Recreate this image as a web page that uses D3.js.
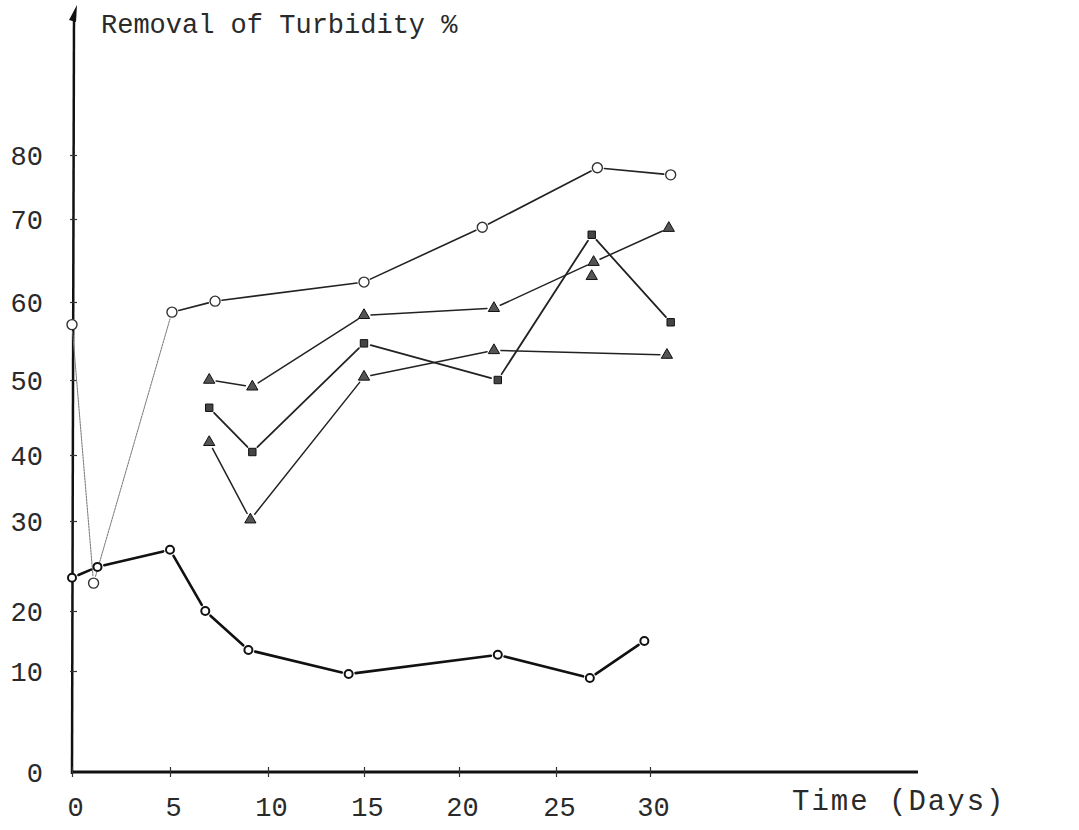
<!DOCTYPE html>
<html><head><meta charset="utf-8">
<script src="https://cdn.jsdelivr.net/npm/d3@7"></script>
<style>body{margin:0;background:#fff}svg{display:block}</style>
</head><body>
<svg id="c" width="1079" height="830"></svg>
<script>
// ---- data ----
const xTickValues = [0, 5, 10, 15, 20, 25, 30];
const yTickValues = [0, 10, 20, 30, 40, 50, 60, 70, 80];
const titleText = "Removal of Turbidity %";
const xLabelText = "Time (Days)";

const circleDays = [0, 1.1, 5.1, 7.3, 15, 21.2, 27.2, 31.1];
const circleVals = [57.1, 23.1, 58.7, 60.1, 62.4, 69.0, 78.0, 76.9];

const tri1Days = [7, 9.2, 15, 21.8, 27, 31];
const tri1Vals = [50.0, 49.1, 58.3, 59.2, 64.8, 68.9];

const triExtraDays = [26.9];
const triExtraVals = [63.1];

const squareDays = [7, 9.2, 15, 22, 26.9, 31.1];
const squareVals = [46.3, 40.4, 54.7, 50.0, 68.1, 57.4];

const tri2Days = [7, 9.1, 15, 21.8, 30.9];
const tri2Vals = [41.7, 30.2, 50.4, 53.8, 53.2];

const baseDays = [0, 1.3, 5, 6.8, 9, 14.2, 22, 26.8, 29.7];
const baseVals = [23.7, 24.9, 26.8, 20.0, 13.5, 9.7, 12.7, 9.3, 15.0];

// ---- layout ----
const svg = d3.select("#c");
const FONT = "'Liberation Mono', 'DejaVu Sans Mono', monospace";
const x = d3.scaleLinear().domain(xTickValues).range([72, 170, 268, 364, 459, 556, 650]);
const y = d3.scaleLinear().domain(yTickValues).range([772, 671, 611, 521, 455, 380, 302, 219, 155]);
const xEnd = 918;

// axes lines
svg.append("line").attr("x1", x(0)).attr("x2", xEnd).attr("y1", y(0)).attr("y2", y(0))
  .attr("stroke", "#111").attr("stroke-width", 3);
svg.append("line").attr("x1", x(0)).attr("x2", x(0) + 2).attr("y1", y(0) + 2).attr("y2", 16)
  .attr("stroke", "#111").attr("stroke-width", 2.5);
svg.append("path").attr("d", `M${x(0)-3},20 L${x(0)+5},5 L${x(0)+4},22 Z`).attr("fill", "#111");

// x axis ticks/labels
const gx = svg.append("g").attr("transform", `translate(0,${y(0)})`)
  .call(d3.axisBottom(x).tickValues(xTickValues).tickSizeInner(5).tickSizeOuter(0).tickPadding(20));
gx.select(".domain").remove();
gx.selectAll(".tick line").attr("y1", -5).attr("y2", 5).attr("stroke", "#333").attr("stroke-width", 1.2);
gx.selectAll(".tick text").attr("font-family", FONT).attr("font-size", 27).attr("fill", "#2a2a2a").attr("dx", 3);

// y axis ticks/labels
const gy = svg.append("g").attr("transform", `translate(${x(0)},0)`)
  .call(d3.axisLeft(y).tickValues(yTickValues).tickSizeInner(0).tickSizeOuter(0).tickPadding(29));
gy.select(".domain").remove();
gy.selectAll(".tick text").attr("font-family", FONT).attr("font-size", 27).attr("fill", "#2a2a2a").attr("dy", "0.35em");
gy.selectAll(".tick").filter(d => d > 0).append("line").attr("x1", -2).attr("x2", 5)
  .attr("stroke", "#333").attr("stroke-width", 1.2);

// title and x label
svg.append("text").attr("x", 101).attr("y", 33).text(titleText)
  .attr("font-family", FONT).attr("font-size", 27).attr("fill", "#2a2a2a");
svg.append("text").attr("x", 792).attr("y", 810).text(xLabelText)
  .attr("font-family", FONT).attr("font-size", 29).attr("letter-spacing", 2).attr("fill", "#2a2a2a");

// ---- series ----
function drawSeries(days, vals, style) {
  const pts = days.map((d, i) => [x(d), y(vals[i])]);
  const g = svg.append("g");
  for (let i = 0; i < pts.length - 1; i++) {
    const [x1, y1] = pts[i], [x2, y2] = pts[i + 1];
    const len = Math.hypot(x2 - x1, y2 - y1);
    const gap = style.gap;
    const ux = (x2 - x1) / len, uy = (y2 - y1) / len;
    const s = style.segStyle ? style.segStyle(i) : style;
    g.append("line")
      .attr("x1", x1 + ux * gap).attr("y1", y1 + uy * gap)
      .attr("x2", x2 - ux * gap).attr("y2", y2 - uy * gap)
      .attr("stroke", s.stroke).attr("stroke-width", s.width)
      .attr("stroke-dasharray", s.dash || null).attr("stroke-linecap", "round");
  }
  pts.forEach(p => style.marker(g, p));
}

const openCircle = (g, p) => g.append("circle").attr("cx", p[0]).attr("cy", p[1]).attr("r", 5)
  .attr("fill", "#fff").attr("stroke", "#333").attr("stroke-width", 1.4);
const triangle = (g, p) => g.append("path").attr("transform", `translate(${p[0]},${p[1]})`)
  .attr("d", d3.symbol(d3.symbolTriangle, 55)()).attr("fill", "#555").attr("stroke", "#111").attr("stroke-width", 1);
const square = (g, p) => g.append("path").attr("transform", `translate(${p[0]},${p[1]})`)
  .attr("d", d3.symbol(d3.symbolSquare, 55)()).attr("fill", "#444").attr("stroke", "#111").attr("stroke-width", 1);
const dotMark = (g, p) => g.append("circle").attr("cx", p[0]).attr("cy", p[1]).attr("r", 4)
  .attr("fill", "#fff").attr("stroke", "#111").attr("stroke-width", 2);

drawSeries(circleDays, circleVals, {
  gap: 7, marker: openCircle,
  segStyle: i => i < 2 ? { stroke: "#777", width: 1, dash: "2,1" } : { stroke: "#222", width: 1.6 }
});
drawSeries(tri1Days, tri1Vals, { gap: 7, marker: triangle, stroke: "#222", width: 1.5 });
drawSeries(squareDays, squareVals, { gap: 7, marker: square, stroke: "#222", width: 1.8 });
drawSeries(tri2Days, tri2Vals, { gap: 7, marker: triangle, stroke: "#222", width: 1.5 });
drawSeries(triExtraDays, triExtraVals, { gap: 7, marker: triangle, stroke: "#222", width: 1.5 });
drawSeries(baseDays, baseVals, { gap: 7, marker: dotMark, stroke: "#111", width: 2.6 });
</script>
</body></html>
* * * * * * *
- Instructions to follow -
Write out the full listing verbatim, excluding its pictures.

- Reply -
Recreate this image as a web page that uses D3.js.
<!DOCTYPE html>
<html><head><meta charset="utf-8">
<script src="https://cdn.jsdelivr.net/npm/d3@7"></script>
<style>body{margin:0;background:#fff}svg{display:block}</style>
</head><body>
<svg id="c" width="1079" height="830"></svg>
<script>
// ---- data ----
const xTickValues = [0, 5, 10, 15, 20, 25, 30];
const yTickValues = [0, 10, 20, 30, 40, 50, 60, 70, 80];
const titleText = "Removal of Turbidity %";
const xLabelText = "Time (Days)";

const circleDays = [0, 1.1, 5.1, 7.3, 15, 21.2, 27.2, 31.1];
const circleVals = [57.1, 23.1, 58.7, 60.1, 62.4, 69.0, 78.0, 76.9];

const tri1Days = [7, 9.2, 15, 21.8, 27, 31];
const tri1Vals = [50.0, 49.1, 58.3, 59.2, 64.8, 68.9];

const triExtraDays = [26.9];
const triExtraVals = [63.1];

const squareDays = [7, 9.2, 15, 22, 26.9, 31.1];
const squareVals = [46.3, 40.4, 54.7, 50.0, 68.1, 57.4];

const tri2Days = [7, 9.1, 15, 21.8, 30.9];
const tri2Vals = [41.7, 30.2, 50.4, 53.8, 53.2];

const baseDays = [0, 1.3, 5, 6.8, 9, 14.2, 22, 26.8, 29.7];
const baseVals = [23.7, 24.9, 26.8, 20.0, 13.5, 9.7, 12.7, 9.3, 15.0];

// ---- layout ----
const svg = d3.select("#c");
const FONT = "'Liberation Mono', 'DejaVu Sans Mono', monospace";
const x = d3.scaleLinear().domain(xTickValues).range([72, 170, 268, 364, 459, 556, 650]);
const y = d3.scaleLinear().domain(yTickValues).range([772, 671, 611, 521, 455, 380, 302, 219, 155]);
const xEnd = 918;

// axes lines
svg.append("line").attr("x1", x(0)).attr("x2", xEnd).attr("y1", y(0)).attr("y2", y(0))
  .attr("stroke", "#111").attr("stroke-width", 3);
svg.append("line").attr("x1", x(0)).attr("x2", x(0) + 2).attr("y1", y(0) + 2).attr("y2", 16)
  .attr("stroke", "#111").attr("stroke-width", 2.5);
svg.append("path").attr("d", `M${x(0)-3},20 L${x(0)+5},5 L${x(0)+4},22 Z`).attr("fill", "#111");

// x axis ticks/labels
const gx = svg.append("g").attr("transform", `translate(0,${y(0)})`)
  .call(d3.axisBottom(x).tickValues(xTickValues).tickSizeInner(5).tickSizeOuter(0).tickPadding(20));
gx.select(".domain").remove();
gx.selectAll(".tick line").attr("y1", -5).attr("y2", 5).attr("stroke", "#333").attr("stroke-width", 1.2);
gx.selectAll(".tick text").attr("font-family", FONT).attr("font-size", 27).attr("fill", "#2a2a2a").attr("dx", 3);

// y axis ticks/labels
const gy = svg.append("g").attr("transform", `translate(${x(0)},0)`)
  .call(d3.axisLeft(y).tickValues(yTickValues).tickSizeInner(0).tickSizeOuter(0).tickPadding(29));
gy.select(".domain").remove();
gy.selectAll(".tick text").attr("font-family", FONT).attr("font-size", 27).attr("fill", "#2a2a2a").attr("dy", "0.35em");
gy.selectAll(".tick").filter(d => d > 0).append("line").attr("x1", -2).attr("x2", 5)
  .attr("stroke", "#333").attr("stroke-width", 1.2);

// title and x label
svg.append("text").attr("x", 101).attr("y", 33).text(titleText)
  .attr("font-family", FONT).attr("font-size", 27).attr("fill", "#2a2a2a");
svg.append("text").attr("x", 792).attr("y", 810).text(xLabelText)
  .attr("font-family", FONT).attr("font-size", 29).attr("letter-spacing", 2).attr("fill", "#2a2a2a");

// ---- series ----
function drawSeries(days, vals, style) {
  const pts = days.map((d, i) => [x(d), y(vals[i])]);
  const g = svg.append("g");
  for (let i = 0; i < pts.length - 1; i++) {
    const [x1, y1] = pts[i], [x2, y2] = pts[i + 1];
    const len = Math.hypot(x2 - x1, y2 - y1);
    const gap = style.gap;
    const ux = (x2 - x1) / len, uy = (y2 - y1) / len;
    const s = style.segStyle ? style.segStyle(i) : style;
    g.append("line")
      .attr("x1", x1 + ux * gap).attr("y1", y1 + uy * gap)
      .attr("x2", x2 - ux * gap).attr("y2", y2 - uy * gap)
      .attr("stroke", s.stroke).attr("stroke-width", s.width)
      .attr("stroke-dasharray", s.dash || null).attr("stroke-linecap", "round");
  }
  pts.forEach(p => style.marker(g, p));
}

const openCircle = (g, p) => g.append("circle").attr("cx", p[0]).attr("cy", p[1]).attr("r", 5)
  .attr("fill", "#fff").attr("stroke", "#333").attr("stroke-width", 1.4);
const triangle = (g, p) => g.append("path").attr("transform", `translate(${p[0]},${p[1]})`)
  .attr("d", d3.symbol(d3.symbolTriangle, 55)()).attr("fill", "#555").attr("stroke", "#111").attr("stroke-width", 1);
const square = (g, p) => g.append("path").attr("transform", `translate(${p[0]},${p[1]})`)
  .attr("d", d3.symbol(d3.symbolSquare, 55)()).attr("fill", "#444").attr("stroke", "#111").attr("stroke-width", 1);
const dotMark = (g, p) => g.append("circle").attr("cx", p[0]).attr("cy", p[1]).attr("r", 4)
  .attr("fill", "#fff").attr("stroke", "#111").attr("stroke-width", 2);

drawSeries(circleDays, circleVals, {
  gap: 7, marker: openCircle,
  segStyle: i => i < 2 ? { stroke: "#777", width: 1, dash: "2,1" } : { stroke: "#222", width: 1.6 }
});
drawSeries(tri1Days, tri1Vals, { gap: 7, marker: triangle, stroke: "#222", width: 1.5 });
drawSeries(squareDays, squareVals, { gap: 7, marker: square, stroke: "#222", width: 1.8 });
drawSeries(tri2Days, tri2Vals, { gap: 7, marker: triangle, stroke: "#222", width: 1.5 });
drawSeries(triExtraDays, triExtraVals, { gap: 7, marker: triangle, stroke: "#222", width: 1.5 });
drawSeries(baseDays, baseVals, { gap: 7, marker: dotMark, stroke: "#111", width: 2.6 });
</script>
</body></html>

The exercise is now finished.